Sunday, August 23, 2009
Having Setbacks During Grief Journey
This is the fourth in a series of five commonalities that exist among bereaved parents. The first three discussed in previous blogs included: wanting to leave memorials to honor the child, finding a cause to help move on, and going through a grief process on your own terms. The blog today discusses that everyone knows they will have setbacks and/or a rush of emotions that can be overwhelming, but that doesn't mean they won't heal.

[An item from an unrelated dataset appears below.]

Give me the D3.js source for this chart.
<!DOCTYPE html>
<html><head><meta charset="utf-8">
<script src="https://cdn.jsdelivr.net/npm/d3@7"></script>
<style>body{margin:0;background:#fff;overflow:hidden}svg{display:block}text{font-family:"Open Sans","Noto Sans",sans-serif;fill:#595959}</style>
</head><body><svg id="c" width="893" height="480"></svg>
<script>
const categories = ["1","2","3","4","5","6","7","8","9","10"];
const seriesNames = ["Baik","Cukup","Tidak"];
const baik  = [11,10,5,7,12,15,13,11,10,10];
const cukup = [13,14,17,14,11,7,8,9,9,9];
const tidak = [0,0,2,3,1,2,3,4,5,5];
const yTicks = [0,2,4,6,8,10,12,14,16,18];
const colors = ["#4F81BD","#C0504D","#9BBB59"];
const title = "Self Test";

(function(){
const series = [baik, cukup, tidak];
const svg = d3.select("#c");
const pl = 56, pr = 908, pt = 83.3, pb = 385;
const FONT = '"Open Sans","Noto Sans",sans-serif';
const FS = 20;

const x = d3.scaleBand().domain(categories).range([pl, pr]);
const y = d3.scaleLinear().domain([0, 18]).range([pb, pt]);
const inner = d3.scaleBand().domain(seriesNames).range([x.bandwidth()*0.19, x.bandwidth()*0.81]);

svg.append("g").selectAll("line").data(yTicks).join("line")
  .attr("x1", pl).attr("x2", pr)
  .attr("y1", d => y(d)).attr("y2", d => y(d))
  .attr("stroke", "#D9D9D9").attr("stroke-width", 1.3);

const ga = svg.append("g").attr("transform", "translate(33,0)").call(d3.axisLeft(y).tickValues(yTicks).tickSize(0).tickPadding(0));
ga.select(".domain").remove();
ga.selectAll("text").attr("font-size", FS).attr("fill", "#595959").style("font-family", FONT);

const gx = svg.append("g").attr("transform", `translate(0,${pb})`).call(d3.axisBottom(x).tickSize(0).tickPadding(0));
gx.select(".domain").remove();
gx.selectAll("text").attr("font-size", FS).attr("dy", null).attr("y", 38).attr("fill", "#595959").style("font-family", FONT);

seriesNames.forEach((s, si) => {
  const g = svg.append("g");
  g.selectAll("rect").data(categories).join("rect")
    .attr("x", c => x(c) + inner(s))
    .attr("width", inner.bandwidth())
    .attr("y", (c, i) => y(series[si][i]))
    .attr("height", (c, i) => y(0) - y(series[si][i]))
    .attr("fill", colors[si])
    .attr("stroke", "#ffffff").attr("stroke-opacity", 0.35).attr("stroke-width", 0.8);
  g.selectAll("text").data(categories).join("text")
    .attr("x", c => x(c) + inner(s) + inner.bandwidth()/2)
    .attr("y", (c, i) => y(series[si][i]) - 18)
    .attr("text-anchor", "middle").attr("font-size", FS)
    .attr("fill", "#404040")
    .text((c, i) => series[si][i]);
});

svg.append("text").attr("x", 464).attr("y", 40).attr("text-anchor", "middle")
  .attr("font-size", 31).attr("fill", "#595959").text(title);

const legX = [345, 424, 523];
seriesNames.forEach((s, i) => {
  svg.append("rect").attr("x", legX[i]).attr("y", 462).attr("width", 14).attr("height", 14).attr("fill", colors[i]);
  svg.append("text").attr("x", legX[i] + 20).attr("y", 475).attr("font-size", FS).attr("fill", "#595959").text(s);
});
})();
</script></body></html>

We have heard people say to us, “Isn’t she over it yet? It’s been a year since her child died.” Yes, we have setbacks and probably always will when we hear our child’s name, go to an event that our child used to participate in, or hear a song they once loved. We freeze and our mind returns to a day, a month, a year earlier and how our life was then. This is natural and others shouldn’t look at it as though we are still where we were a year or so ago. And we shouldn’t look at it as though “we will never heal” from this. I think there is a difference between healing and just being able to move on. I almost don’t like the word “heal.” You never “heal” from the loss of a child. You continue to live and in doing so you accept what has happened and try to make the best of it.

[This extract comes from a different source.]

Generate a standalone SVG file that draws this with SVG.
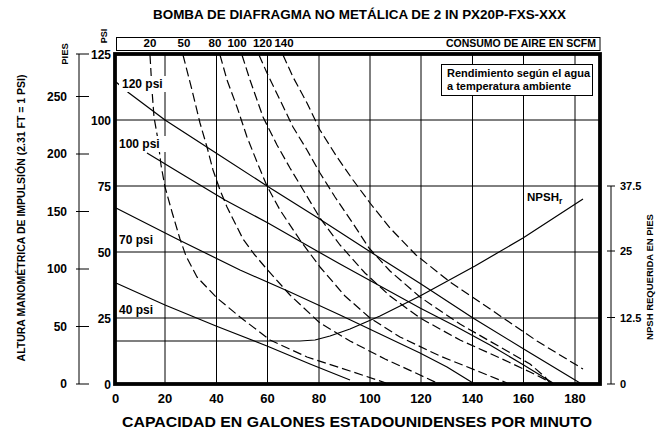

A friend asked me to attend her son’s wedding about six months after Marcy died. I couldn’t go; I wanted to, but the memories were too fresh, and I knew I would cry during the ceremony and after. Another mother told me, “One time I was asked to go to a soccer league game with a friend. I went, but had to leave in the middle. The overwhelming sensation that every time I looked at a player, my son’s face intruded was just too much. It was over three years before I could attend another game comfortably.”
It has been fifteen years since Marcy died. This week I started looking through all the photo albums I've accumulated over my life. Each album brought back memories of my childhood, Marcy growing up, and what I've done since she died. It was both a joy and painful to go through those albums, but I did find periods of time I thought were lost forever. Now I know I will always have them in pictures and be able to look at them. I cried during the process, remembering all I had and all those I have lost over the years, including the most precious of them all, my only child. I know that I will always cry going through these photos and any items I have from her life. Am I regressing? Not at all. It is all part of life.
New friends say to me sometimes, “You are so strong. I could never live through what you have lived through. I would just die.” My answer to them is always, “What choice do we have when this happens to us? If we want to continue with our lives for our spouse, for our other children if we have them, or for ourselves, we will adjust to our present situation and deal with it. I have been able to do that as many others have. I don’t like it. I’d do anything to have my daughter back here with me, but that is not going to happen and I know it. So we move on, but we keep our child in our heart forever. They will always be with us in whatever we do, in wherever we go, and that is comforting to me.